If you pay attention to the news, you’ll of heard about Trump’s “pitch” to Hispanic voters.

It makes sense that Trump would put effort into Latino outreach in New Mexico, which has the highest percentage of Latinos of any state of the country. But remarking on the tone of an ally’s skin and suggesting Latino voters have dual loyalties are probably not the best ways to do it. Trump’s comments unsurprisingly seemed to play well to his supporters in the room, but they are unlikely to win many new ones in a state where he can use all the supporters he can get

But oh, it was so much more.

President Donald Trump did his best to appeal to Latino voters during his rally on Monday evening in Rio Rancho, New Mexico. His “best,” however, was profoundly bizarre.

In one especially odd moment, Trump remarked upon how white one of his key Latino surrogates looks.

“He happens to be Hispanic, but I’ve never quite figured it out because he looks more like a WASP than I do. So I haven’t figured that one out. But I’ll tell you what — there is nobody that loves this country more or Hispanic more than Steve Cortes,” Trump said. (Cortes is a pro-Trump television commentator and member of Trump’s Hispanic Advisory Council.)

“Nobody loves the Hispanics more!” Trump continued, before asking Cortes a question that suggested Latinos have dual loyalties: “Who do you like more, the country or the Hispanics? He says the country. I don’t know, I may have to go for the Hispanics to be honest with you. We got a lot of Hispanics! We love our Hispanics.”

In anticipation of Trump’s New Mexico rally, the ACLU but up billboards that obviously hit some important points. 

Another one said “No Ban, No Wall, No Hate In Our State.”

While another group had this to say:

Apparently New Mexico has some legit billboard game. Who knew?

Many in New Mexico wondered why Trump was visiting a state to share his hateful views in a state that is overwhelmingly Democratic.

Trump is not doing well with Latinos in particular or in New Mexico in general. Polls consistently show his approval rating at about 30 percent.

Trump’s poor performance is dragging him down in New Mexico, a state he lost by 8 points to Hillary Clinton in 2016. According to Morning Consult’s tracking polls, Trump’s approval rating in the state has dropped a whopping 34 points since his inauguration, and as of last month, sat 17 points underwater.

Not to mention the President’s hurtful, hateful, and dangerous rhetoric used against immigrants, refugees, and basically anyone who isn’t cis white.

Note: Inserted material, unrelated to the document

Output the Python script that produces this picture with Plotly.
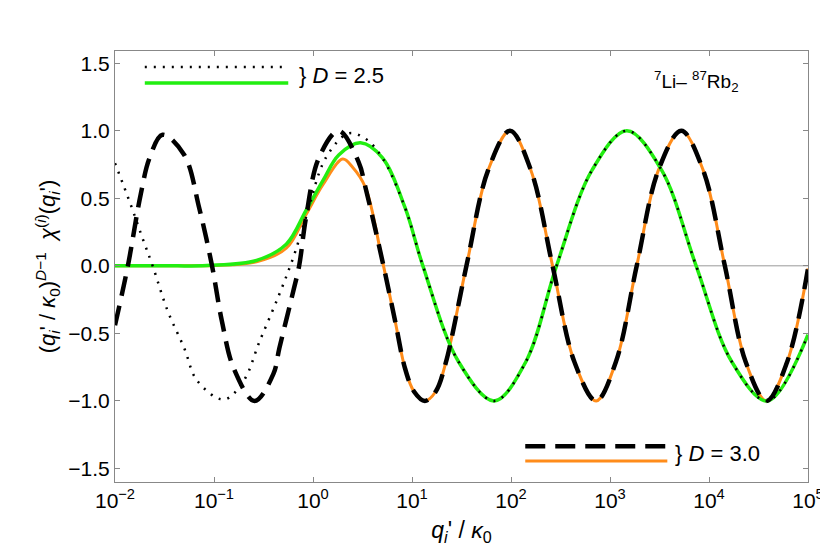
import numpy as np
import plotly.graph_objects as go

# log10(q'/kappa0) sample positions and values
d3_orange_logx = [-2, -1.5, -1.0, -0.57, -0.27, -0.07, 0.1, 0.3, 0.4, 0.53, 0.7, 0.83, 0.93, 1.02, 1.13, 1.24, 1.34, 1.55, 1.77, 1.99, 2.2, 2.42, 2.64, 2.86, 3.06, 3.27, 3.49, 3.72, 3.94, 4.16, 4.37, 4.58, 4.79, 5.0]
d3_orange_y    = [0, 0, 0.003, 0.03, 0.13, 0.38, 0.6, 0.79, 0.73, 0.58, 0.04, -0.41, -0.76, -0.93, -1.0, -0.93, -0.72, 0, 0.71, 1.0, 0.71, 0, -0.71, -1.0, -0.71, 0, 0.71, 1.0, 0.71, 0, -0.71, -1.0, -0.71, -0.02]

d3_dash_logx = [-2, -1.87, -1.74, -1.65, -1.52, -1.3, -1.15, -1.02, -0.92, -0.8, -0.59, -0.4, -0.34, -0.2, -0.14, -0.07, 0.06, 0.26, 0.46, 0.53, 0.7, 0.83, 0.93, 1.02, 1.13, 1.24, 1.34, 1.55, 1.77, 1.99, 2.2, 2.42, 2.64, 2.86, 3.06, 3.27, 3.49, 3.72, 3.94, 4.16, 4.37, 4.58, 4.79, 5.0]
d3_dash_y    = [-0.44, 0, 0.53, 0.8, 0.97, 0.82, 0.43, 0, -0.41, -0.76, -1.0, -0.8, -0.61, -0.19, 0.0, 0.36, 0.8, 1.0, 0.77, 0.58, 0.04, -0.41, -0.76, -0.93, -1.0, -0.93, -0.72, 0, 0.71, 1.0, 0.71, 0, -0.71, -1.0, -0.71, 0, 0.71, 1.0, 0.71, 0, -0.71, -1.0, -0.71, -0.02]

d25_green_logx = [-2, -1.5, -1.07, -0.57, -0.27, -0.07, 0.1, 0.26, 0.48, 0.7, 0.93, 1.11, 1.47, 1.83, 2.15, 2.46, 2.82, 3.17, 3.52, 3.87, 4.23, 4.59, 5.0]
d25_green_y    = [0, 0, 0.003, 0.04, 0.16, 0.41, 0.63, 0.82, 0.91, 0.8, 0.43, 0, -0.71, -1.0, -0.71, 0, 0.71, 1.0, 0.71, 0, -0.71, -1.0, -0.51]

d25_dot_logx = [-2, -1.84, -1.72, -1.62, -1.47, -1.3, -1.17, -0.9, -0.7, -0.54, -0.34, -0.2, -0.07, 0.13, 0.36, 0.53, 0.7, 0.93, 1.11, 1.47, 1.83, 2.15, 2.46, 2.82, 3.17, 3.52, 3.87, 4.23, 4.59, 5.0]
d25_dot_y    = [0.76, 0.45, 0.2, 0, -0.33, -0.61, -0.85, -0.99, -0.85, -0.56, -0.21, 0.06, 0.36, 0.8, 0.98, 0.94, 0.8, 0.43, 0, -0.71, -1.0, -0.71, 0, 0.71, 1.0, 0.71, 0, -0.71, -1.0, -0.51]

xtick_vals = [1e-2, 1e-1, 1e0, 1e1, 1e2, 1e3, 1e4, 1e5]
xtick_text = ["10<sup>−2</sup>", "10<sup>−1</sup>", "10<sup>0</sup>", "10<sup>1</sup>",
              "10<sup>2</sup>", "10<sup>3</sup>", "10<sup>4</sup>", "10<sup>5</sup>"]
ytick_vals = [-1.5, -1.0, -0.5, 0.0, 0.5, 1.0, 1.5]
ytick_text = ["−1.5", "−1.0", "−0.5", "0.0", "0.5", "1.0", "1.5"]

ORANGE = "#FF8C1A"
GREEN = "#22EE11"
FONT = "Liberation Sans"
DASH = "20px,10px"
DOT = "2px,7px"

def xs(l):
    return 10 ** np.array(l, dtype=float)

fig = go.Figure()
fig.add_trace(go.Scatter(x=xs(d3_orange_logx), y=d3_orange_y, mode="lines",
                         line=dict(color=ORANGE, width=3, shape="spline", smoothing=1.0)))
fig.add_trace(go.Scatter(x=xs(d25_green_logx), y=d25_green_y, mode="lines",
                         line=dict(color=GREEN, width=3.5, shape="spline", smoothing=1.0)))
fig.add_trace(go.Scatter(x=xs(d3_dash_logx), y=d3_dash_y, mode="lines",
                         line=dict(color="black", width=4.5, dash=DASH, shape="spline", smoothing=1.0)))
fig.add_trace(go.Scatter(x=xs(d25_dot_logx), y=d25_dot_y, mode="lines",
                         line=dict(color="black", width=2.5, dash=DOT, shape="spline", smoothing=1.0)))

shapes = [
    dict(type="line", xref="x", yref="y", x0=1e-2, x1=1e5, y0=0, y1=0,
         line=dict(color="#999999", width=1), layer="below"),
    dict(type="line", xref="paper", yref="paper", x0=0.043, x1=0.25, y0=0.963, y1=0.963,
         line=dict(color="black", width=2.5, dash=DOT)),
    dict(type="line", xref="paper", yref="paper", x0=0.043, x1=0.25, y0=0.926, y1=0.926,
         line=dict(color=GREEN, width=3.5)),
    dict(type="line", xref="paper", yref="paper", x0=0.592, x1=0.797, y0=0.083, y1=0.083,
         line=dict(color="black", width=4.5, dash=DASH)),
    dict(type="line", xref="paper", yref="paper", x0=0.592, x1=0.797, y0=0.049, y1=0.049,
         line=dict(color=ORANGE, width=3)),
]

annotations = [
    dict(xref="paper", yref="paper", x=0.262, y=0.944, xanchor="left", yanchor="middle",
         text="} <i>D</i> = 2.5", showarrow=False, font=dict(family=FONT, size=22, color="black")),
    dict(xref="paper", yref="paper", x=0.805, y=0.066, xanchor="left", yanchor="middle",
         text="} <i>D</i> = 3.0", showarrow=False, font=dict(family=FONT, size=22, color="black")),
    dict(xref="paper", yref="paper", x=0.775, y=0.93, xanchor="left", yanchor="middle",
         text="<sup>7</sup>Li– <sup>87</sup>Rb<sub>2</sub>", showarrow=False,
         font=dict(family=FONT, size=19, color="black")),
]

fig.update_layout(
    width=828, height=555,
    margin=dict(l=107, r=22, t=43, b=81),
    paper_bgcolor="white", plot_bgcolor="white",
    showlegend=False,
    shapes=shapes, annotations=annotations,
    font=dict(family=FONT, size=20, color="black"),
)
fig.update_xaxes(type="log", range=[-2, 5], tickvals=xtick_vals, ticktext=xtick_text,
                 ticks="inside", ticklen=5, tickcolor="#888", showgrid=False, zeroline=False,
                 showline=True, linecolor="#888", linewidth=1, mirror="ticks",
                 tickfont=dict(family=FONT, size=21),
                 title=dict(text="<i>q<sub>i</sub></i>' / <i>κ</i><sub>0</sub>",
                            font=dict(family=FONT, size=23), standoff=10))
fig.update_yaxes(range=[-1.6, 1.59], tickvals=ytick_vals, ticktext=ytick_text,
                 ticks="inside", ticklen=5, tickcolor="#888", showgrid=False, zeroline=False,
                 showline=True, linecolor="#888", linewidth=1, mirror="ticks",
                 tickfont=dict(family=FONT, size=21),
                 title=dict(text="(<i>q<sub>i</sub></i>' / <i>κ</i><sub>0</sub>)<sup><i>D</i>−1</sup>  <i>χ</i><sup>(<i>i</i>)</sup>(<i>q<sub>i</sub></i>')",
                            font=dict(family=FONT, size=22), standoff=6))

fig.write_html("out.html")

Nonetheless, during his rally on Monday, Trump insisted he plans to win New Mexico in 2020. His sales pitch largely centered around low Latino unemployment rates and stoking fears about immigration — but these were also key components of his campaign message heading into last year’s midterms elections, and Republicans ended up losing all five statewide races in New Mexico. At this stage, there’s little reason to believe things will be different next November.

But of course, Trump wasn’t just in Mexico to awkwardly talk about ‘Hispanics.’

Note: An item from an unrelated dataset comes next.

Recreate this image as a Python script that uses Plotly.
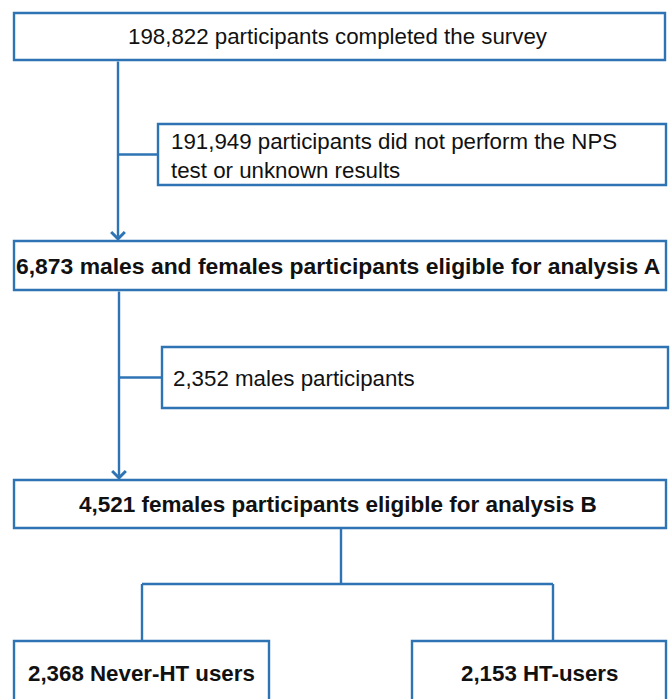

He was also there to repeat many of the lies he’s now become so famous for. 

Trump spoke for 95 minutes at the rally in New Mexico on Monday night, among the longest speeches he’s given as President. And, according to CNN, he made at least 26 false claims — most of them ones he’s said before in recent months.

From blaming a former Google executive for him losing “up to 10 million votes” to saying San Diego’s mayor agrees with Trump on the wall (hint: he doesn’t), Trump was in typical Trump form. 

From New Mexico, Trump departed for deep blue California.

After leaving New Mexico, Trump headed for California — another state he lost by millions of votes in 2016. He’s there to raise funds for his 2020 re-election but he’s also getting in some attacks on the heavily Democratic state. 

Before even arriving, Trump had been shaming California cities over a very real issue — homelessness. It’s out of control from San Diego to San Francisco but many doubt that the administration is going to help address the issue with any substantial policy. Meanwhile, the President is also set to revoke California’s ability to set stricter standards on vehicle emissions, which would set up yet another legal battle between Trump and California.